Mapping the Collective: Potentials of Indie Game Collaborative Dynamics


Tuesday, November 11, 2014
10:00 – 17:00
Watershed, Bristol BS1 5TX

An AHRC Creative Territories Network event

A full programme for the day can be downloaded here

Mapping the Collective: Potentials of Indie Game Collaborative Dynamics – a symposium hosted by UWE Bristol’s Digital Cultures Research Centre at the Pervasive Media Studio/Watershed.

The event marks the final phase of the AHRC Creative Territories project – one of six AHRC Videogames Research Networks – bringing together an international network of researchers, with representatives from UK and EU Indie game collaborations and cultural and creative industry sector organisations.

Mapping the Collective is a forum for the network to consult key creative and game maker constituencies and researchers about the themes and propositions it has formulated during the year.  We’ll be sharing our ideas and hearing from network partners, in preparation for the delivery of a ‘Good Hubbing Guide’.

Creative Territories examines the economically and culturally significant indie games element of the video games industry. It seeks to identify how the sector makes possible new kinds of cultural production, collaboration and creativity – formulating and mapping forward the key processes and connections that represent commercially viable, creatively sustainable and culturally valuable pathways for development. Project partner the Bristol Games Hub hosted the first event in May, and the network convened a second event in Utrecht over Summer 2014 involving the Dutch Game Garden and project partner, Utrecht University’s Media and Culture department.

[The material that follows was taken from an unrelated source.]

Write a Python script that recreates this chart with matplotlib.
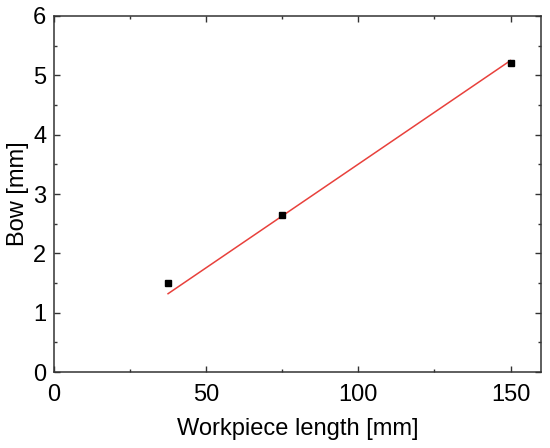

Key questions under consideration will include:

  • What is the relationship between tools and technologies and the creative development aims and trajectory of indie game collaboration?
  • How fluid are the dynamics of communication, access and exchange across industry-standard boundaries?
  • Are there exemplary models of activities for collaboration in the sector that enable innovation in content, technological development and modes of production – fostering new forms of creativity?
  • How does a hub or collective make its place in a neighbourhood, and negotiate or enable participations within its immediate local and creative community?
  • How are these collaborative spaces supported, endorsed, and promoted by public sector and industry groups?

Presenters will include Professor Jen Jenson (Director of the Institute for Research on Learning Technologies at York University, Toronto), Celia Pearce (Director of Indiecade and Associate Professor of Games Design, Northeastern University, Boston), network project partners Tom Rawlings (Co-Director, Bristol Games Hub) and Stefan Werning of Utrecht University’s Dept of Media and Culture, and project leaders Patrick Crogan (DCRC) and Helen Kennedy (Brighton University).